• _Prompt_
Copy out exactly the lines from the start of the data to the line containing "3.13, 3.087, 3.026, 2.964, 2.89, 2.84, 2.80]". Include both.

• _Data section_
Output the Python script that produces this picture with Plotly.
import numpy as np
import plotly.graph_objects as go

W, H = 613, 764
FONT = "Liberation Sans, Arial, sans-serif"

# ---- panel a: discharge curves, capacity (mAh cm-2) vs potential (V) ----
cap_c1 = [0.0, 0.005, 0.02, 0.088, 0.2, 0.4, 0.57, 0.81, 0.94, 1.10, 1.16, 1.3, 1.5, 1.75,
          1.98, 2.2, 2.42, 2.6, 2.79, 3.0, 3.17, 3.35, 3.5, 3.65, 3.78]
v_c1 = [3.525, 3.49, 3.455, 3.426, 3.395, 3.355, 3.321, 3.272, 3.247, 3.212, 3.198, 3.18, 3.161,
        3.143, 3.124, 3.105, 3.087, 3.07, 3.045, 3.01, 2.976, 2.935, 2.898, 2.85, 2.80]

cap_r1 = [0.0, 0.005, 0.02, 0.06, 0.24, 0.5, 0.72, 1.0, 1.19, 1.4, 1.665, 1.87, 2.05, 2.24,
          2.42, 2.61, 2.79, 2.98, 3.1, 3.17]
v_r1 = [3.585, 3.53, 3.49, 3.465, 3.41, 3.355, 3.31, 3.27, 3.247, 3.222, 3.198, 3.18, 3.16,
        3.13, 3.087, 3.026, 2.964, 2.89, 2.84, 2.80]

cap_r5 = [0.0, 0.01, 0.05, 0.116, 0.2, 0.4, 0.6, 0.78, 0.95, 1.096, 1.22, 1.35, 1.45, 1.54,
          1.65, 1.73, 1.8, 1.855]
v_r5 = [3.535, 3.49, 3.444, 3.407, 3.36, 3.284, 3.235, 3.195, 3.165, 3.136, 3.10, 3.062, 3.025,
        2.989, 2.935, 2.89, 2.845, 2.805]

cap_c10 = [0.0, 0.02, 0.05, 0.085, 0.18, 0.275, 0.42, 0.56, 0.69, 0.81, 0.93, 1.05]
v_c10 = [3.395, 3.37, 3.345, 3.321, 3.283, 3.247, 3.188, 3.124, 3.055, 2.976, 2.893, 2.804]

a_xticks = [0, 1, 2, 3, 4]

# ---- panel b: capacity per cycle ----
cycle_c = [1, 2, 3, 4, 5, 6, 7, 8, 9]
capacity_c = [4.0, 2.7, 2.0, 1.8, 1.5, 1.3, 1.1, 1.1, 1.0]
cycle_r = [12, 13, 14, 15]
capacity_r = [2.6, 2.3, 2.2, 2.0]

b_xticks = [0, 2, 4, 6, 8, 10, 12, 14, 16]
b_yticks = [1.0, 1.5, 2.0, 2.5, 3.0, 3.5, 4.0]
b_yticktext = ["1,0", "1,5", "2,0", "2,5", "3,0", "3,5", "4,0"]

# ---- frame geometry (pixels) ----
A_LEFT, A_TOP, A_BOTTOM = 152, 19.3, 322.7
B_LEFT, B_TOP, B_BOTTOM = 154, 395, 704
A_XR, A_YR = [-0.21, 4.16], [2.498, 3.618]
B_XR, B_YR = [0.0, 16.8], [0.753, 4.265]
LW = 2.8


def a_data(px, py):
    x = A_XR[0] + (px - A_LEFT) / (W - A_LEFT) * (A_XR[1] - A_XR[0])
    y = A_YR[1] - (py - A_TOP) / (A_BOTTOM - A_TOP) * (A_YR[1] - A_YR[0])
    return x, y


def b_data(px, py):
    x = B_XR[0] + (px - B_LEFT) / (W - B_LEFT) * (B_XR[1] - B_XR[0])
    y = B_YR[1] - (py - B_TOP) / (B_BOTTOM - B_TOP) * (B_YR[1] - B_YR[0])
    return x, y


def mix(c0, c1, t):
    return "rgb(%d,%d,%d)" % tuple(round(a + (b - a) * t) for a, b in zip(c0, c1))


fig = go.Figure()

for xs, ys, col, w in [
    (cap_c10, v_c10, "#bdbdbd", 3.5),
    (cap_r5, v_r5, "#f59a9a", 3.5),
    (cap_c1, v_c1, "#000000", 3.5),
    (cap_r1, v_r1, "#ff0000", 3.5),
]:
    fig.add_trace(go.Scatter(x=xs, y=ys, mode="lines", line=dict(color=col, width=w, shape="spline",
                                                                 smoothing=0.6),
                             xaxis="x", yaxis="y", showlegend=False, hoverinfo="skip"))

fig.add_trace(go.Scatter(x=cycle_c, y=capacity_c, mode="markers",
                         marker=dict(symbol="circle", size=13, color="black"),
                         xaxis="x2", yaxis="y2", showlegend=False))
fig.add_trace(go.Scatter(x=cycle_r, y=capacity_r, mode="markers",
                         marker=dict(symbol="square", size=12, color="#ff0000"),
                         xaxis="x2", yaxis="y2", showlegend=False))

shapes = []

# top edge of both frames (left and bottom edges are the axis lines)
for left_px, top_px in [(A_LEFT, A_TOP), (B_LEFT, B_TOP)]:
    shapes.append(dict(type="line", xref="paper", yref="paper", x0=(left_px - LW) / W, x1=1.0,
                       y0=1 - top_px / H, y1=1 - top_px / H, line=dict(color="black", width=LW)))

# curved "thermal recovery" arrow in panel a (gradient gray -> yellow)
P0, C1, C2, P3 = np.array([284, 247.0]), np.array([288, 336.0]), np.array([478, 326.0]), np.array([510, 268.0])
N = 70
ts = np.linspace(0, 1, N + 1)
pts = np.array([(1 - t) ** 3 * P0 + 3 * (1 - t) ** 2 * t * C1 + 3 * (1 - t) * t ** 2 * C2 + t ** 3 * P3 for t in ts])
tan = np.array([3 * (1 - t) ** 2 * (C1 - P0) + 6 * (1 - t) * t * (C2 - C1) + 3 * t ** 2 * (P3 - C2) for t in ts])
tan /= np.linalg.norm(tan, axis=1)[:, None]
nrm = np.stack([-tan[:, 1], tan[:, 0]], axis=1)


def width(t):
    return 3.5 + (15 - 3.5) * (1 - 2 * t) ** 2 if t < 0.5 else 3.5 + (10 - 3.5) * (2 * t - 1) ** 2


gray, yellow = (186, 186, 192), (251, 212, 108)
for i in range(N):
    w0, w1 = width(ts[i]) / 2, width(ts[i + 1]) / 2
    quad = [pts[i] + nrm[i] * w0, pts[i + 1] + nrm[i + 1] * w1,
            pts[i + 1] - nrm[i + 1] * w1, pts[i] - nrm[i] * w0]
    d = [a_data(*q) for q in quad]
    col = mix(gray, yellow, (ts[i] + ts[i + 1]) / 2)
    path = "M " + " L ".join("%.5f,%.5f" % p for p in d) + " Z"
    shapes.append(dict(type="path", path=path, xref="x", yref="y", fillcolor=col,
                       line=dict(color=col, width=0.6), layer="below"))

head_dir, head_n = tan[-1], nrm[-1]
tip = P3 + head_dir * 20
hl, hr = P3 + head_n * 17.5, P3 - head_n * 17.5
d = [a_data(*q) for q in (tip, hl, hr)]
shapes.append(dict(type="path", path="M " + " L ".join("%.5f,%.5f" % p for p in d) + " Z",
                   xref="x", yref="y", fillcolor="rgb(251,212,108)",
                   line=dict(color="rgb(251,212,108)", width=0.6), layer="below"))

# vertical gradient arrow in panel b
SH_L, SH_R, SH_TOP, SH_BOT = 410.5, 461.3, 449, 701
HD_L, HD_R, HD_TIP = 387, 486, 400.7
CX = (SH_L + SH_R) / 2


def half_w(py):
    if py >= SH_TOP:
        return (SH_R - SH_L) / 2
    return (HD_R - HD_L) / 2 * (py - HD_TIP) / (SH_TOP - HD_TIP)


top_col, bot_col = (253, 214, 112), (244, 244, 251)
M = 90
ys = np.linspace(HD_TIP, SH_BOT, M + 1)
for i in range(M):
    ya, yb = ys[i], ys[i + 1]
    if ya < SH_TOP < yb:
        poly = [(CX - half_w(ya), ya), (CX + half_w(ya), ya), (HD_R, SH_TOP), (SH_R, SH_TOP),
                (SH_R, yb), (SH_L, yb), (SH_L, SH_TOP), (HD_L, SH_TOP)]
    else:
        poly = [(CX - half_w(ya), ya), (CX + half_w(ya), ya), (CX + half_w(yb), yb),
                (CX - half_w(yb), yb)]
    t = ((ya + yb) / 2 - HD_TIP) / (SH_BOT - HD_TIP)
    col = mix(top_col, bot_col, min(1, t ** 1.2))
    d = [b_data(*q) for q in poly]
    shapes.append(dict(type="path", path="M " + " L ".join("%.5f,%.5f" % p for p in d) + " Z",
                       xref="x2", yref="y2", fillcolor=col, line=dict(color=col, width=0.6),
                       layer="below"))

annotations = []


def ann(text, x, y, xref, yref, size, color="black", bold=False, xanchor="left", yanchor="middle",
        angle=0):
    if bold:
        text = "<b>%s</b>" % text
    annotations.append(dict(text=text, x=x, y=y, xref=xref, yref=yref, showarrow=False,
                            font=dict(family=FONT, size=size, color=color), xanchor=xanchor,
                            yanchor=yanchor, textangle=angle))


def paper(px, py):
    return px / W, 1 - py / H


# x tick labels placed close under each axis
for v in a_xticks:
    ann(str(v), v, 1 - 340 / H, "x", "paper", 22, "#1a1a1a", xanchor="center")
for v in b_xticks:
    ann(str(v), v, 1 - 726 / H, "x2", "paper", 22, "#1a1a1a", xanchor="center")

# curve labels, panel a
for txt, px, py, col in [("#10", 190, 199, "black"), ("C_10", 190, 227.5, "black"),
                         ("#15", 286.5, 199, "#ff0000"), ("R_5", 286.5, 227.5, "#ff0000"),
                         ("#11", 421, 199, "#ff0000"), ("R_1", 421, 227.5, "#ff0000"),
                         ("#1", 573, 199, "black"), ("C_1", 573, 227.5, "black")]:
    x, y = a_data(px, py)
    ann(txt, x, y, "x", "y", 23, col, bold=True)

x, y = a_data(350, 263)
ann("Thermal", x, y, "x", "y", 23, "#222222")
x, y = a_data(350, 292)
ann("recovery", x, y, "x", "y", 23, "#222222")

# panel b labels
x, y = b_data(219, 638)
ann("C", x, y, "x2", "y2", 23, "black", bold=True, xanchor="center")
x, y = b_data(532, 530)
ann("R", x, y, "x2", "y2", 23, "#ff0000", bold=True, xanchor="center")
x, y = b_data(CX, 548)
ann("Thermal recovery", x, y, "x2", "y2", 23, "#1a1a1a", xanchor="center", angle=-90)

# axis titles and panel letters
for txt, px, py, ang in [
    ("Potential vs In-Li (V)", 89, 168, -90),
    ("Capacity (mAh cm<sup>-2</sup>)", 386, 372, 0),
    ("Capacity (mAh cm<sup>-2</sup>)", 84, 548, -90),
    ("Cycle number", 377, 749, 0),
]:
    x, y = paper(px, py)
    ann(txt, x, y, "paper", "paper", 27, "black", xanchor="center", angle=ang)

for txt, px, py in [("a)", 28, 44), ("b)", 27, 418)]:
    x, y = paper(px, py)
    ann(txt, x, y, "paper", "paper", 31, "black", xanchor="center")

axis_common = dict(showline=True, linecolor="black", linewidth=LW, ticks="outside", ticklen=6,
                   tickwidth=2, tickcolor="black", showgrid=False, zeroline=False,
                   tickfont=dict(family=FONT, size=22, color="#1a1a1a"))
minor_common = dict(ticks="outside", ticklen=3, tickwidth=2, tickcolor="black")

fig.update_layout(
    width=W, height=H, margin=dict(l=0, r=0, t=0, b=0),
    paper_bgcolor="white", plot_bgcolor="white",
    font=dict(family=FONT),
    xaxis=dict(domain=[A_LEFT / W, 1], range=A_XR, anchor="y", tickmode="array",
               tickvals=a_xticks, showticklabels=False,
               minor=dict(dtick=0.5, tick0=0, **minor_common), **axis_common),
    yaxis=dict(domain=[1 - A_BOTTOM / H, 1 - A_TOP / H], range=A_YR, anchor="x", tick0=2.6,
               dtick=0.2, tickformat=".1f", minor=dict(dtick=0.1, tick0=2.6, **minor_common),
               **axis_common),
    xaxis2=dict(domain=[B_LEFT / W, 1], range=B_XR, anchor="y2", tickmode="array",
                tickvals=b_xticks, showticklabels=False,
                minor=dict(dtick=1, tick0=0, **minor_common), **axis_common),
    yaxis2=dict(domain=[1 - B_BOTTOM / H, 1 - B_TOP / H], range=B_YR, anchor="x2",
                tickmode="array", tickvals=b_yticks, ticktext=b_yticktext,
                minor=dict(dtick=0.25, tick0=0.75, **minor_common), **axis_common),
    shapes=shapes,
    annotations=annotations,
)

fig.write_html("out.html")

• _Written reply_
Output the Python script that produces this picture with Plotly.
import numpy as np
import plotly.graph_objects as go

W, H = 613, 764
FONT = "Liberation Sans, Arial, sans-serif"

# ---- panel a: discharge curves, capacity (mAh cm-2) vs potential (V) ----
cap_c1 = [0.0, 0.005, 0.02, 0.088, 0.2, 0.4, 0.57, 0.81, 0.94, 1.10, 1.16, 1.3, 1.5, 1.75,
          1.98, 2.2, 2.42, 2.6, 2.79, 3.0, 3.17, 3.35, 3.5, 3.65, 3.78]
v_c1 = [3.525, 3.49, 3.455, 3.426, 3.395, 3.355, 3.321, 3.272, 3.247, 3.212, 3.198, 3.18, 3.161,
        3.143, 3.124, 3.105, 3.087, 3.07, 3.045, 3.01, 2.976, 2.935, 2.898, 2.85, 2.80]

cap_r1 = [0.0, 0.005, 0.02, 0.06, 0.24, 0.5, 0.72, 1.0, 1.19, 1.4, 1.665, 1.87, 2.05, 2.24,
          2.42, 2.61, 2.79, 2.98, 3.1, 3.17]
v_r1 = [3.585, 3.53, 3.49, 3.465, 3.41, 3.355, 3.31, 3.27, 3.247, 3.222, 3.198, 3.18, 3.16,
        3.13, 3.087, 3.026, 2.964, 2.89, 2.84, 2.80]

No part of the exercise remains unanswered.